### Dataset section

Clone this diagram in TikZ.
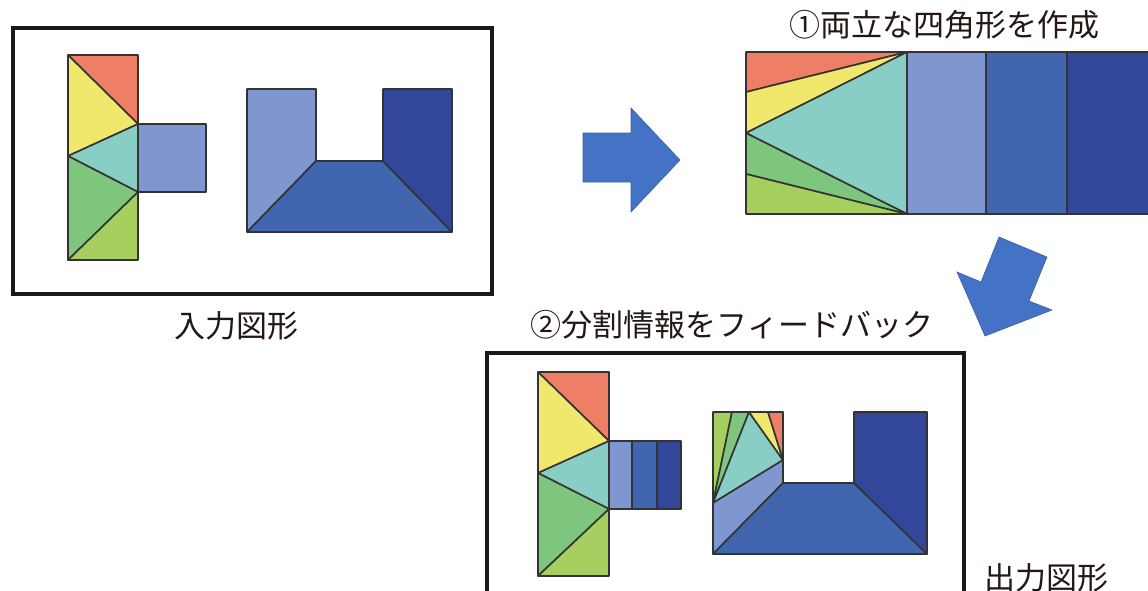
\documentclass[tikz,border=0pt]{standalone}
\usepackage{fontspec}
\setmainfont{Noto Sans CJK JP}
\begin{document}
\begin{tikzpicture}[x=1pt,y=-1pt,
  piece/.style={draw=black!80,line width=1.6pt,line join=round},
  frame/.style={draw=black!90,line width=3.2pt},
  bigarrow/.style={fill=arrowblue,draw=arrowblue!85!black,line width=0.6pt,line join=miter},
  lbl/.style={inner sep=0pt,text=txtgray,font=\fontsize{31}{33}\selectfont}]
\definecolor{cred}{HTML}{EE7E66}
\definecolor{cyel}{HTML}{EFE86C}
\definecolor{ccya}{HTML}{89CEC5}
\definecolor{cgre}{HTML}{7EC57E}
\definecolor{clim}{HTML}{A6CF5F}
\definecolor{cb1}{HTML}{7F96CE}
\definecolor{cb2}{HTML}{4066B0}
\definecolor{cb3}{HTML}{32469A}
\definecolor{arrowblue}{HTML}{4472C4}
\definecolor{txtgray}{HTML}{231815}
\useasboundingbox (0,0) rectangle (1148,590);
% ---------- input frame ----------
\draw[frame] (13,28) rectangle (492,294);
% input T shape
\filldraw[piece,fill=cred] (68,55) -- (138,55) -- (138,124) -- cycle;
\filldraw[piece,fill=cyel] (68,55) -- (138,124) -- (68,156) -- cycle;
\filldraw[piece,fill=ccya] (68,156) -- (138,124) -- (138,192) -- cycle;
\filldraw[piece,fill=cgre] (68,156) -- (138,192) -- (68,260) -- cycle;
\filldraw[piece,fill=clim] (68,260) -- (138,192) -- (138,260) -- cycle;
\filldraw[piece,fill=cb1] (138,124) rectangle (206,192);
% input U shape
\filldraw[piece,fill=cb1] (247,89) -- (316,89) -- (316,161) -- (247,232) -- cycle;
\filldraw[piece,fill=cb2] (316,161) -- (383,161) -- (452,232) -- (247,232) -- cycle;
\filldraw[piece,fill=cb3] (383,89) -- (452,89) -- (452,232) -- (383,161) -- cycle;
\node[lbl] (inlabel) at (236,326) {入力図形};
% ---------- right arrow ----------
\filldraw[bigarrow] (583,133) -- (631,133) -- (631,108) -- (680,160) -- (631,212) -- (631,182) -- (583,182) -- cycle;
% ---------- compatible rectangle ----------
\node[lbl] (step1) at (944,25) {①両立な四角形を作成};
\filldraw[piece,fill=cred] (746,52) -- (907,52) -- (746,92) -- cycle;
\filldraw[piece,fill=cyel] (746,92) -- (907,52) -- (746,133) -- cycle;
\filldraw[piece,fill=ccya] (746,133) -- (907,52) -- (907,214) -- cycle;
\filldraw[piece,fill=cgre] (746,133) -- (907,214) -- (746,174) -- cycle;
\filldraw[piece,fill=clim] (746,174) -- (907,214) -- (746,214) -- cycle;
\filldraw[piece,fill=cb1] (907,52) rectangle (986,214);
\filldraw[piece,fill=cb2] (986,52) rectangle (1067,214);
\filldraw[piece,fill=cb3] (1067,52) rectangle (1150,214);
% ---------- down-left arrow ----------
\filldraw[bigarrow] (999,237) -- (1047,257) -- (1029,301) -- (1052,310) -- (985,336) -- (957,272) -- (981,282) -- cycle;
\node[lbl] (step2) at (732,325) {②分割情報をフィードバック};
% ---------- output frame ----------
\draw[frame] (487,595) -- (487,353) -- (964,353) -- (964,595);
% output T shape
\filldraw[piece,fill=cred] (538,372) -- (609,372) -- (609,441) -- cycle;
\filldraw[piece,fill=cyel] (538,372) -- (609,441) -- (538,473) -- cycle;
\filldraw[piece,fill=ccya] (538,473) -- (609,441) -- (609,509) -- cycle;
\filldraw[piece,fill=cgre] (538,473) -- (609,509) -- (538,576) -- cycle;
\filldraw[piece,fill=clim] (538,576) -- (609,509) -- (609,576) -- cycle;
\filldraw[piece,fill=cb1] (609,441) rectangle (632,509);
\filldraw[piece,fill=cb2] (632,441) rectangle (657,509);
\filldraw[piece,fill=cb3] (657,441) rectangle (681,509);
% output U shape
\filldraw[piece,fill=clim] (713,412) -- (732,412) -- (713,503) -- cycle;
\filldraw[piece,fill=cgre] (732,412) -- (749,412) -- (713,503) -- cycle;
\filldraw[piece,fill=ccya] (749,412) -- (783,460) -- (713,503) -- cycle;
\filldraw[piece,fill=cyel] (749,412) -- (768,412) -- (783,460) -- cycle;
\filldraw[piece,fill=cred] (768,412) -- (783,412) -- (783,460) -- cycle;
\filldraw[piece,fill=cb1] (713,503) -- (783,460) -- (783,483) -- (713,554) -- cycle;
\filldraw[piece,fill=cb2] (783,483) -- (854,483) -- (927,554) -- (713,554) -- cycle;
\filldraw[piece,fill=cb3] (854,412) -- (927,412) -- (927,554) -- (854,483) -- cycle;
\node[lbl] (outlabel) at (1046,578) {出力図形};
\end{tikzpicture}
\end{document}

######

** Stated goal **
Set down the material above as is, without any pictures.

** Answer to the problem **
Clone this diagram in TikZ.
\documentclass[tikz,border=0pt]{standalone}
\usepackage{fontspec}
\setmainfont{Noto Sans CJK JP}
\begin{document}
\begin{tikzpicture}[x=1pt,y=-1pt,
  piece/.style={draw=black!80,line width=1.6pt,line join=round},
  frame/.style={draw=black!90,line width=3.2pt},
  bigarrow/.style={fill=arrowblue,draw=arrowblue!85!black,line width=0.6pt,line join=miter},
  lbl/.style={inner sep=0pt,text=txtgray,font=\fontsize{31}{33}\selectfont}]
\definecolor{cred}{HTML}{EE7E66}
\definecolor{cyel}{HTML}{EFE86C}
\definecolor{ccya}{HTML}{89CEC5}
\definecolor{cgre}{HTML}{7EC57E}
\definecolor{clim}{HTML}{A6CF5F}
\definecolor{cb1}{HTML}{7F96CE}
\definecolor{cb2}{HTML}{4066B0}
\definecolor{cb3}{HTML}{32469A}
\definecolor{arrowblue}{HTML}{4472C4}
\definecolor{txtgray}{HTML}{231815}
\useasboundingbox (0,0) rectangle (1148,590);
% ---------- input frame ----------
\draw[frame] (13,28) rectangle (492,294);
% input T shape
\filldraw[piece,fill=cred] (68,55) -- (138,55) -- (138,124) -- cycle;
\filldraw[piece,fill=cyel] (68,55) -- (138,124) -- (68,156) -- cycle;
\filldraw[piece,fill=ccya] (68,156) -- (138,124) -- (138,192) -- cycle;
\filldraw[piece,fill=cgre] (68,156) -- (138,192) -- (68,260) -- cycle;
\filldraw[piece,fill=clim] (68,260) -- (138,192) -- (138,260) -- cycle;
\filldraw[piece,fill=cb1] (138,124) rectangle (206,192);
% input U shape
\filldraw[piece,fill=cb1] (247,89) -- (316,89) -- (316,161) -- (247,232) -- cycle;
\filldraw[piece,fill=cb2] (316,161) -- (383,161) -- (452,232) -- (247,232) -- cycle;
\filldraw[piece,fill=cb3] (383,89) -- (452,89) -- (452,232) -- (383,161) -- cycle;
\node[lbl] (inlabel) at (236,326) {入力図形};
% ---------- right arrow ----------
\filldraw[bigarrow] (583,133) -- (631,133) -- (631,108) -- (680,160) -- (631,212) -- (631,182) -- (583,182) -- cycle;
% ---------- compatible rectangle ----------
\node[lbl] (step1) at (944,25) {①両立な四角形を作成};
\filldraw[piece,fill=cred] (746,52) -- (907,52) -- (746,92) -- cycle;
\filldraw[piece,fill=cyel] (746,92) -- (907,52) -- (746,133) -- cycle;
\filldraw[piece,fill=ccya] (746,133) -- (907,52) -- (907,214) -- cycle;
\filldraw[piece,fill=cgre] (746,133) -- (907,214) -- (746,174) -- cycle;
\filldraw[piece,fill=clim] (746,174) -- (907,214) -- (746,214) -- cycle;
\filldraw[piece,fill=cb1] (907,52) rectangle (986,214);
\filldraw[piece,fill=cb2] (986,52) rectangle (1067,214);
\filldraw[piece,fill=cb3] (1067,52) rectangle (1150,214);
% ---------- down-left arrow ----------
\filldraw[bigarrow] (999,237) -- (1047,257) -- (1029,301) -- (1052,310) -- (985,336) -- (957,272) -- (981,282) -- cycle;
\node[lbl] (step2) at (732,325) {②分割情報をフィードバック};
% ---------- output frame ----------
\draw[frame] (487,595) -- (487,353) -- (964,353) -- (964,595);
% output T shape
\filldraw[piece,fill=cred] (538,372) -- (609,372) -- (609,441) -- cycle;
\filldraw[piece,fill=cyel] (538,372) -- (609,441) -- (538,473) -- cycle;
\filldraw[piece,fill=ccya] (538,473) -- (609,441) -- (609,509) -- cycle;
\filldraw[piece,fill=cgre] (538,473) -- (609,509) -- (538,576) -- cycle;
\filldraw[piece,fill=clim] (538,576) -- (609,509) -- (609,576) -- cycle;
\filldraw[piece,fill=cb1] (609,441) rectangle (632,509);
\filldraw[piece,fill=cb2] (632,441) rectangle (657,509);
\filldraw[piece,fill=cb3] (657,441) rectangle (681,509);
% output U shape
\filldraw[piece,fill=clim] (713,412) -- (732,412) -- (713,503) -- cycle;
\filldraw[piece,fill=cgre] (732,412) -- (749,412) -- (713,503) -- cycle;
\filldraw[piece,fill=ccya] (749,412) -- (783,460) -- (713,503) -- cycle;
\filldraw[piece,fill=cyel] (749,412) -- (768,412) -- (783,460) -- cycle;
\filldraw[piece,fill=cred] (768,412) -- (783,412) -- (783,460) -- cycle;
\filldraw[piece,fill=cb1] (713,503) -- (783,460) -- (783,483) -- (713,554) -- cycle;
\filldraw[piece,fill=cb2] (783,483) -- (854,483) -- (927,554) -- (713,554) -- cycle;
\filldraw[piece,fill=cb3] (854,412) -- (927,412) -- (927,554) -- (854,483) -- cycle;
\node[lbl] (outlabel) at (1046,578) {出力図形};
\end{tikzpicture}
\end{document}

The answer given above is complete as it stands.